BRIEF – Leave out the pictures and retype only the lines from the opening line to the line that holds "a3_fit_y = [0.0, 25.1]", both ends included.
──────── GIVEN DATA
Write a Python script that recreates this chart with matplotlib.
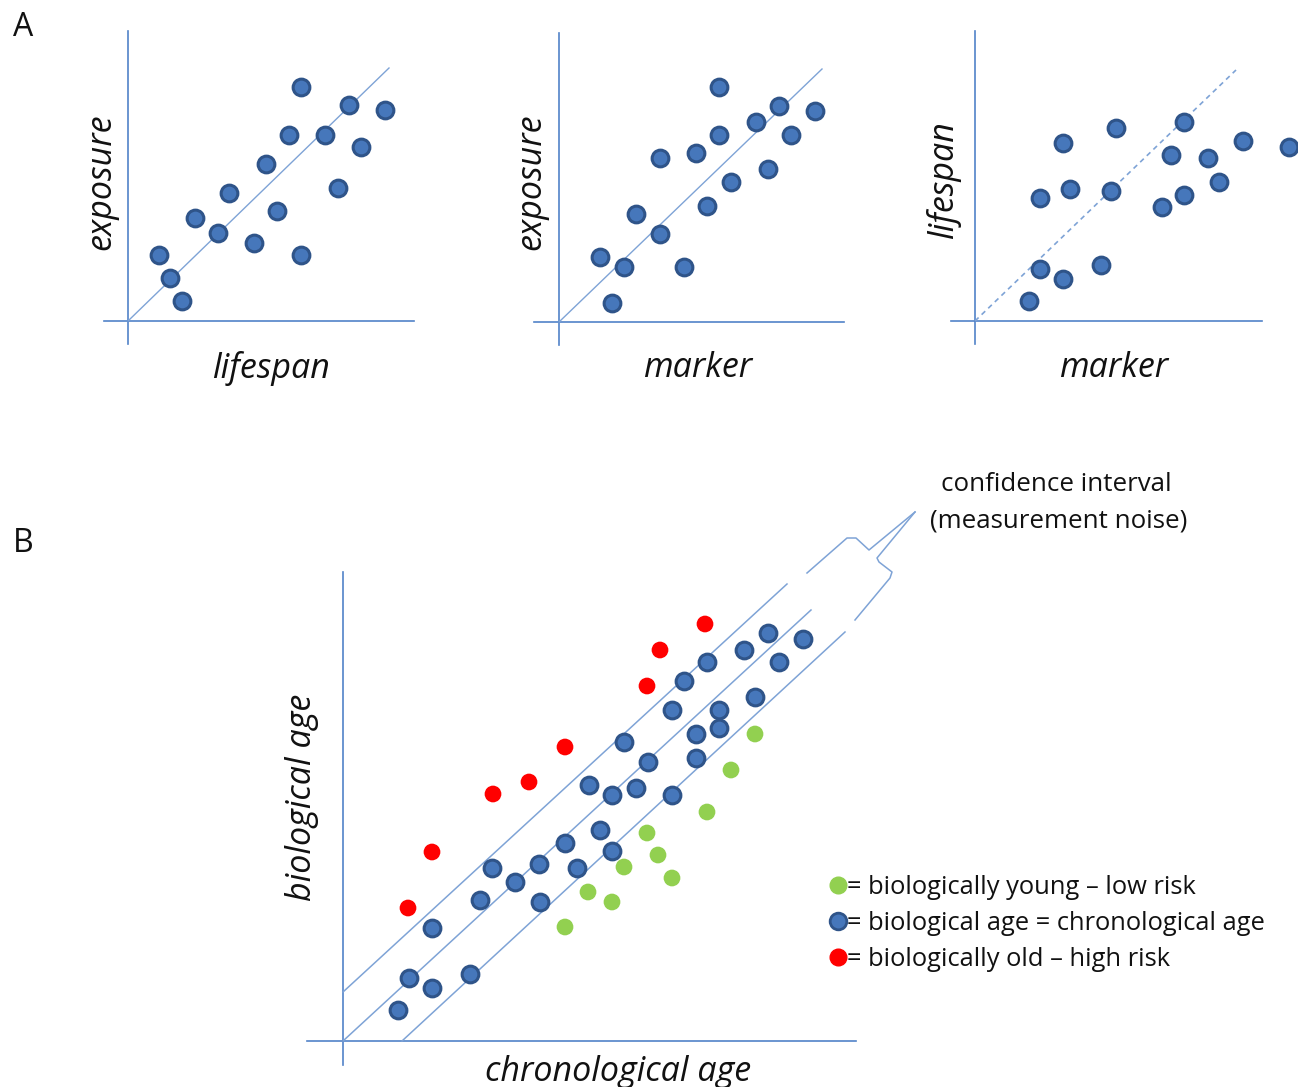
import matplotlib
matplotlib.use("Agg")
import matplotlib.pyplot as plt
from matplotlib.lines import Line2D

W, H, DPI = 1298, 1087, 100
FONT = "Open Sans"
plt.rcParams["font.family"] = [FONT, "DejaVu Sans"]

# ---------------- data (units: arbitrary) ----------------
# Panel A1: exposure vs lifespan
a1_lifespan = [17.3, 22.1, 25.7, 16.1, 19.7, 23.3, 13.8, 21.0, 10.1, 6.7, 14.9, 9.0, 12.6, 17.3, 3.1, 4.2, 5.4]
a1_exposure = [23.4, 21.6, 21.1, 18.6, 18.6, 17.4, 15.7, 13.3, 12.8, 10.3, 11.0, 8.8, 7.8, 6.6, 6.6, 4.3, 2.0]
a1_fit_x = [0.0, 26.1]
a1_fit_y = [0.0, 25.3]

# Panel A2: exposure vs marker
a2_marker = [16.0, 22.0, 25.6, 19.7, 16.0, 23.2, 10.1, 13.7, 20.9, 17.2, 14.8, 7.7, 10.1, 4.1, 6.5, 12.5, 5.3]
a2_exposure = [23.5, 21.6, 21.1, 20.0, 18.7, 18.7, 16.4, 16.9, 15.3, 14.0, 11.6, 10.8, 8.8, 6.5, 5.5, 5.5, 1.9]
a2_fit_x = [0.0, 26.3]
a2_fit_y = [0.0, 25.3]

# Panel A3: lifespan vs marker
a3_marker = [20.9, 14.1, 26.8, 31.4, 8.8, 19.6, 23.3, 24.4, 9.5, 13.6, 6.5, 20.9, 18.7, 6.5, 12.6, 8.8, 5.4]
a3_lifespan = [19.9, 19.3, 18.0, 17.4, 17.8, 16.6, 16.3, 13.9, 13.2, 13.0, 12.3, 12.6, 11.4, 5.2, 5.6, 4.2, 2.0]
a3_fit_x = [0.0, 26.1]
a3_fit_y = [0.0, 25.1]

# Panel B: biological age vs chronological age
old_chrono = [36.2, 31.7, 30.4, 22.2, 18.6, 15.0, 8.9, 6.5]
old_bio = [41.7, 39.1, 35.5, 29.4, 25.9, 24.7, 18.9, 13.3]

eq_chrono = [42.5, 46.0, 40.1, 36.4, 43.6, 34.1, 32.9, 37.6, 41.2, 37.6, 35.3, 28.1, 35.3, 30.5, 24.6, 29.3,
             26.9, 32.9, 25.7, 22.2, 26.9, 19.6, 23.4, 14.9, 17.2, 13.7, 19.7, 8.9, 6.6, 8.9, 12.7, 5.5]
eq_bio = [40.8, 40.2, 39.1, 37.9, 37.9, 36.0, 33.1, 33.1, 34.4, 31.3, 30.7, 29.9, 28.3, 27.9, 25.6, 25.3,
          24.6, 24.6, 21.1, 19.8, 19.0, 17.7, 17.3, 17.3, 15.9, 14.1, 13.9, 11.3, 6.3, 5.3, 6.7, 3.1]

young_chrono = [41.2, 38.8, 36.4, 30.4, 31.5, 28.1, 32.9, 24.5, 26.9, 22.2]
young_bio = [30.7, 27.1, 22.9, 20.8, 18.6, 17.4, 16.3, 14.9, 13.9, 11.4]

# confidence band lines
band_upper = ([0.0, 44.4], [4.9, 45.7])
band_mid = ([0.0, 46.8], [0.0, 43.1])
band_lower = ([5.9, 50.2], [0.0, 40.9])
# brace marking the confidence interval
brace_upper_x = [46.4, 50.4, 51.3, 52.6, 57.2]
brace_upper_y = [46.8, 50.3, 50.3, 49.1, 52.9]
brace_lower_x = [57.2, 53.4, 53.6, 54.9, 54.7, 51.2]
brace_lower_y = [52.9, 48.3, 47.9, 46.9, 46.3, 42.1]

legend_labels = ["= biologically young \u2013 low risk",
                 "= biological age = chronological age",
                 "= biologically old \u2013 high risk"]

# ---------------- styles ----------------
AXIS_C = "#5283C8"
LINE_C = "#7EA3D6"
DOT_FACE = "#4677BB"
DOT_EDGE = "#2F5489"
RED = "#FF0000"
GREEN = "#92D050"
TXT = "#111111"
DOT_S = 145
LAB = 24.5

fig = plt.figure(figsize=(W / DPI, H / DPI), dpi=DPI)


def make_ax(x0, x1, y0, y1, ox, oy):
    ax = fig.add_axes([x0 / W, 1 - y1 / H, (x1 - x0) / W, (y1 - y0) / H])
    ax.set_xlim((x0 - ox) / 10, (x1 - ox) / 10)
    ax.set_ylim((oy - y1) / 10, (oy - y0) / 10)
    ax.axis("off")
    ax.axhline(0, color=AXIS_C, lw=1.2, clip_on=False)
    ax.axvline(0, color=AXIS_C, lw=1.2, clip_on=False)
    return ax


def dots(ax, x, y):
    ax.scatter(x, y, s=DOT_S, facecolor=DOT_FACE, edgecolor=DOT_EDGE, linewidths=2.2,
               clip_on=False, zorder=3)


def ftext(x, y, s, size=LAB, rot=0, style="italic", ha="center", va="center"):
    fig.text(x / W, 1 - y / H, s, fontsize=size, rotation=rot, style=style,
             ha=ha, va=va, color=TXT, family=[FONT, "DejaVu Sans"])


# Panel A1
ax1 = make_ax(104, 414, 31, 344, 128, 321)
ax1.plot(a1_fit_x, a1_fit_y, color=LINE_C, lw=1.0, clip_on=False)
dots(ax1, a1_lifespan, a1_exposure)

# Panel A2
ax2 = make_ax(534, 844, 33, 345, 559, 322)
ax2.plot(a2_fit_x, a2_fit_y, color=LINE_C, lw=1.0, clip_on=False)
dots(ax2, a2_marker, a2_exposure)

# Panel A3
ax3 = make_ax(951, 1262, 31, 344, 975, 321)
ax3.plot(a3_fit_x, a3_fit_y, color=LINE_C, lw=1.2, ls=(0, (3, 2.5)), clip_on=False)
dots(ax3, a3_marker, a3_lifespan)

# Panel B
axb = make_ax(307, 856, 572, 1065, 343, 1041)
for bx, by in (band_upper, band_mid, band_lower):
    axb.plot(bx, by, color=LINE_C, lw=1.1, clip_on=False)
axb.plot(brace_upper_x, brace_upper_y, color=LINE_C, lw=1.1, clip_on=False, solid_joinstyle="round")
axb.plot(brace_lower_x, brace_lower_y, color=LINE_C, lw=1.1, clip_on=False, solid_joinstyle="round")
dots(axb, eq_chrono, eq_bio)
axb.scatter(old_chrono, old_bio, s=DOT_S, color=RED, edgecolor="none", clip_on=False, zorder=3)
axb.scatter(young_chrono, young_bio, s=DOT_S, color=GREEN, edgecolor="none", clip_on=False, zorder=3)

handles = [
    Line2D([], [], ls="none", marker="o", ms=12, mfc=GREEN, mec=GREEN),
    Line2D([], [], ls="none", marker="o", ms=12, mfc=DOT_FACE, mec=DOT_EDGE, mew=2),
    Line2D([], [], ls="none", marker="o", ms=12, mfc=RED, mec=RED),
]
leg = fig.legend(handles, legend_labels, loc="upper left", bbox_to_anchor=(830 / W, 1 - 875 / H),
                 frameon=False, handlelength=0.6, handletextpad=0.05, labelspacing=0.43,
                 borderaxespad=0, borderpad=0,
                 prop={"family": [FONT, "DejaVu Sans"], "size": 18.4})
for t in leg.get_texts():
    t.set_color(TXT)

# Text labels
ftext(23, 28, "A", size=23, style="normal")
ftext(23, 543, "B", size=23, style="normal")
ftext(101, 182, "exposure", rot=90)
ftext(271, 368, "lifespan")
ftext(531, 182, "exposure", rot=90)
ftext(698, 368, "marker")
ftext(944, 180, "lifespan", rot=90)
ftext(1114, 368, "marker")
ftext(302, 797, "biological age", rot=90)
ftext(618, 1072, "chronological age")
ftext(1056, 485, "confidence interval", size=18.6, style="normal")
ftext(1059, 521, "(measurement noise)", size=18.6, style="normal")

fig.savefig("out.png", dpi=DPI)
────────────────
REPLY TO THE TASK –
Write a Python script that recreates this chart with matplotlib.
import matplotlib
matplotlib.use("Agg")
import matplotlib.pyplot as plt
from matplotlib.lines import Line2D

W, H, DPI = 1298, 1087, 100
FONT = "Open Sans"
plt.rcParams["font.family"] = [FONT, "DejaVu Sans"]

# ---------------- data (units: arbitrary) ----------------
# Panel A1: exposure vs lifespan
a1_lifespan = [17.3, 22.1, 25.7, 16.1, 19.7, 23.3, 13.8, 21.0, 10.1, 6.7, 14.9, 9.0, 12.6, 17.3, 3.1, 4.2, 5.4]
a1_exposure = [23.4, 21.6, 21.1, 18.6, 18.6, 17.4, 15.7, 13.3, 12.8, 10.3, 11.0, 8.8, 7.8, 6.6, 6.6, 4.3, 2.0]
a1_fit_x = [0.0, 26.1]
a1_fit_y = [0.0, 25.3]

# Panel A2: exposure vs marker
a2_marker = [16.0, 22.0, 25.6, 19.7, 16.0, 23.2, 10.1, 13.7, 20.9, 17.2, 14.8, 7.7, 10.1, 4.1, 6.5, 12.5, 5.3]
a2_exposure = [23.5, 21.6, 21.1, 20.0, 18.7, 18.7, 16.4, 16.9, 15.3, 14.0, 11.6, 10.8, 8.8, 6.5, 5.5, 5.5, 1.9]
a2_fit_x = [0.0, 26.3]
a2_fit_y = [0.0, 25.3]

# Panel A3: lifespan vs marker
a3_marker = [20.9, 14.1, 26.8, 31.4, 8.8, 19.6, 23.3, 24.4, 9.5, 13.6, 6.5, 20.9, 18.7, 6.5, 12.6, 8.8, 5.4]
a3_lifespan = [19.9, 19.3, 18.0, 17.4, 17.8, 16.6, 16.3, 13.9, 13.2, 13.0, 12.3, 12.6, 11.4, 5.2, 5.6, 4.2, 2.0]
a3_fit_x = [0.0, 26.1]
a3_fit_y = [0.0, 25.1]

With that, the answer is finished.